The advent of silicon photonics has helped us shrink these components somewhat, but MZIs are still rather bulky.
They are usually about 10,000 square micrometers, which is big in the semiconductor world.
To compare, the Nvidia A100 has hundreds of cores capable of trillions of floating point operations each second. In order to be commercially competitive, can a photonic mesh system scale up to far more layers and neurons while retaining its advantages?
In this particular space, the problem remains outstanding. What Lightmatter has done to tackle it was to produce bigger and bigger silicon photonics chips.
In 2020, they announced their Mars chip, which has a 64 by 64 matrix of Mach-Zehnder interferometers - fabbed on a 90 nanometer process.
Companies like GlobalFoundries and Intel have been investing a lot of money into their silicon photonics platforms. So it is very possible that these chips reach commercialization scale simply based on the fabrication improvements they make.
If they don't however, there have been some theoretical approaches to scaling without needing to fab out all those interferometers.
For instance, it is possible to get a 1-D row of interferometers to perform similarly to a 2-D mesh by essentially replacing one of the dimensions with a time dimension.
This offers a theoretical pathway to much larger neural networks without needing the silicon photonics fabrication technology to catch up.

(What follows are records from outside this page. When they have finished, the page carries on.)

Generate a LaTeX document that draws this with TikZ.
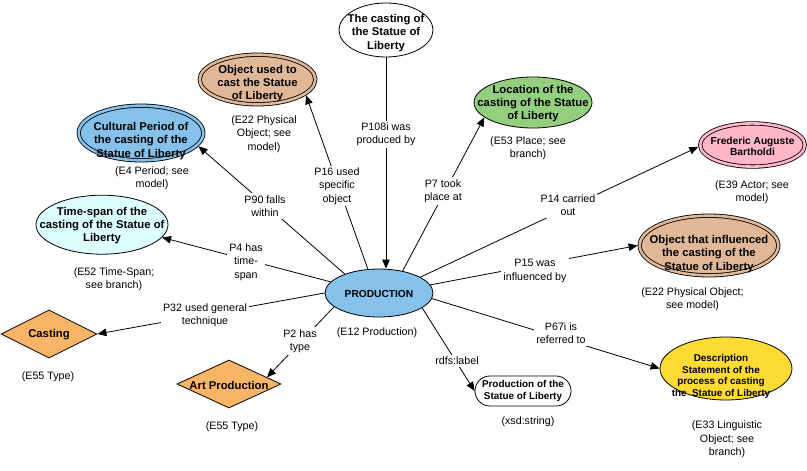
\documentclass[tikz,border=0pt]{standalone}
\usepackage{fontspec}
\setmainfont{Liberation Sans}
\usetikzlibrary{shapes.geometric,shapes.misc,arrows.meta}
\definecolor{periodblue}{HTML}{85C1EA}
\definecolor{objtan}{HTML}{E0B897}
\definecolor{placegreen}{HTML}{93CF7E}
\definecolor{actorpink}{HTML}{FFB8C8}
\definecolor{spancyan}{HTML}{DDFEFE}
\definecolor{docyellow}{HTML}{FDDB33}
\definecolor{typeorange}{HTML}{F9B566}
\begin{document}
\begin{tikzpicture}[x=1pt,y=-1pt,
  shp/.style={draw, line width=0.8pt, inner sep=0pt},
  ell/.style={shp, ellipse},
  dbl/.style={fill=#1, double=#1, double distance=2.6pt, outer sep=2.1pt},
  big/.style={font=\bfseries\fontsize{11.3}{13.3}\selectfont, align=center, inner sep=0pt},
  mid/.style={font=\bfseries\fontsize{10.2}{11.7}\selectfont, align=center, inner sep=0pt},
  sml/.style={font=\bfseries\fontsize{9.9}{11.7}\selectfont, align=center, inner sep=0pt},
  note/.style={font=\fontsize{10.7}{13.3}\selectfont, align=center, inner sep=0pt},
  rel/.style={note, fill=white, inner sep=2pt},
  arr/.style={line width=0.8pt, -{Triangle[length=9pt,width=7.5pt]}},
]
\path[use as bounding box] (0,0) rectangle (807,471);

% central event
\node[ell, fill=periodblue, minimum width=108pt, minimum height=48pt,
      label={[mid,yshift=-1pt]center:{PRODUCTION}}] (prod) at (379,293) {};
\node[note] (prodnote) at (377,333) {(E12 Production)};

% surrounding entities
\node[ell, fill=white, minimum width=94pt, minimum height=54pt,
      label={[big,yshift=-3pt]center:{The casting of\\the Statue of\\Liberty}}] (cast) at (386,30) {};

\node[ell, dbl=objtan, minimum width=115.6pt, minimum height=49.6pt,
      label={[big,yshift=-4pt]center:{Object used to\\cast the Statue\\of Liberty}}] (obj) at (257.5,79.5) {};
\node[note] (objnote) at (264,134) {(E22 Physical\\Object; see\\model)};

\node[ell, dbl=periodblue, minimum width=124.6pt, minimum height=54.6pt,
      label={[big,yshift=-8pt]center:{Cultural Period of\\the casting of the\\Statue of Liberty}}] (per) at (141,133) {};
\node[note] (pernote) at (152,178.5) {(E4 Period; see\\model)};

\node[ell, fill=spancyan, minimum width=132pt, minimum height=59pt,
      label={[big,yshift=-1pt]center:{Time-span of the\\casting of the Statue of\\Liberty}}] (time) at (102,224.7) {};
\node[note] (timenote) at (114,279) {(E52 Time-Span;\\see branch)};

\node[shp, diamond, fill=typeorange, minimum width=96pt, minimum height=48pt, aspect=2,
      label={[big,yshift=-1pt]center:{Casting}}] (casting) at (49,334) {};
\node[note] (castingnote) at (48,377) {(E55 Type)};

\node[shp, diamond, fill=typeorange, minimum width=104pt, minimum height=48pt, aspect=2,
      label={[big,yshift=-1pt]center:{Art Production}}] (art) at (229,384) {};
\node[note] (artnote) at (232,427) {(E55 Type)};

\node[shp, rounded rectangle, fill=white, minimum width=96pt, minimum height=30pt,
      label={[sml]center:{Production of the\\Statue of Liberty}}] (str) at (523,391) {};
\node[note] (strnote) at (528,422) {(xsd:string)};

\node[ell, fill=placegreen, minimum width=118pt, minimum height=51pt,
      label={[big,yshift=-1pt]center:{Location of the\\casting of the Statue\\of Liberty}}] (loc) at (533,102.5) {};
\node[note] (locnote) at (528,148.5) {(E53 Place; see\\branch)};

\node[ell, dbl=actorpink, minimum width=104.6pt, minimum height=43.2pt,
      label={[mid,yshift=-1.5pt]center:{Frederic Auguste\\Bartholdi}}] (bart) at (752.5,145) {};
\node[note] (bartnote) at (752,192) {(E39 Actor; see\\model)};

\node[ell, dbl=objtan, minimum width=138.6pt, minimum height=59.6pt,
      label={[big,yshift=-8.5pt]center:{Object that influenced\\the casting of the\\Statue of Liberty}}] (infl) at (709,245.5) {};
\node[note] (inflnote) at (692.5,299) {(E22 Physical Object;\\see model)};

\node[ell, fill=docyellow, minimum width=132pt, minimum height=63pt,
      label={[sml,xshift=-5pt,yshift=-8pt]center:{Description\\Statement of the\\process of casting\\the~ Statue of Liberty}}] (desc) at (726,368.5) {};
\node[note] (descnote) at (727,439.5) {(E33 Linguistic\\Object; see\\branch)};

% properties
\draw[arr] (cast.south) -- (cast.south |- prod.north);
\draw[arr] (prod.115) -- (obj.-18);
\draw[arr] (prod.151) -- (per.-13);
\draw[arr] (prod.167) -- (time.-12);
\draw[arr] (prod.180) -- (casting.east);
\draw[arr] (prod.197) -- (art.10);
\draw[arr] (prod.-19) -- (str.west);
\draw[arr] (prod.-6) -- (desc.west);
\draw[arr] (prod.9) -- (infl.west);
\draw[arr] (prod.21) -- (bart.182);
\draw[arr] (prod.43) -- (loc.197);

% property names
\node[rel] (p108) at (386,134.5) {P108i was\\produced by};
\node[rel] (p16) at (337,186) {P16 used\\specific\\object};
\node[rel] (p90) at (265,206) {P90 falls\\within};
\node[rel] (p4) at (246,262) {P4 has\\time-\\span};
\node[rel] (p32) at (205,315) {P32 used general\\technique};
\node[rel] (p2) at (300,341) {P2 has\\type};
\node[rel] (rdfs) at (457,361) {rdfs:label};
\node[rel] (p67) at (561,333) {P67i is\\referred to};
\node[rel] (p15) at (535,271) {P15 was\\influenced by};
\node[rel] (p14) at (568,205) {P14 carried\\out};
\node[rel] (p7) at (443,191) {P7 took\\place at};
\end{tikzpicture}
\end{document}
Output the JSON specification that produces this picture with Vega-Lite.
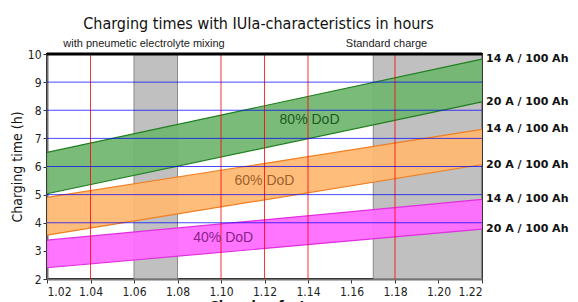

Silicon photonics-powered neural networks sound like a marketing phrase, but the ideas scratch real world itches. Google created the TPU because they realized they needed some way to make it cheaper to run neural network models on real world data.
The same economic rationale applies here. Energy usage is a direct operating cost for these massive data centers. If light-powered neural networks can provide similar performance but with 10 times less energy usage, Google and Amazon will snap them up like hotcakes.
That is of course if these photonic meshes can perform. Competition in the space is heating up, with a number of startups in addition to Lightmatter jumping in with their own products. It shows that the technology has potential. It just needs to deliver on that promise.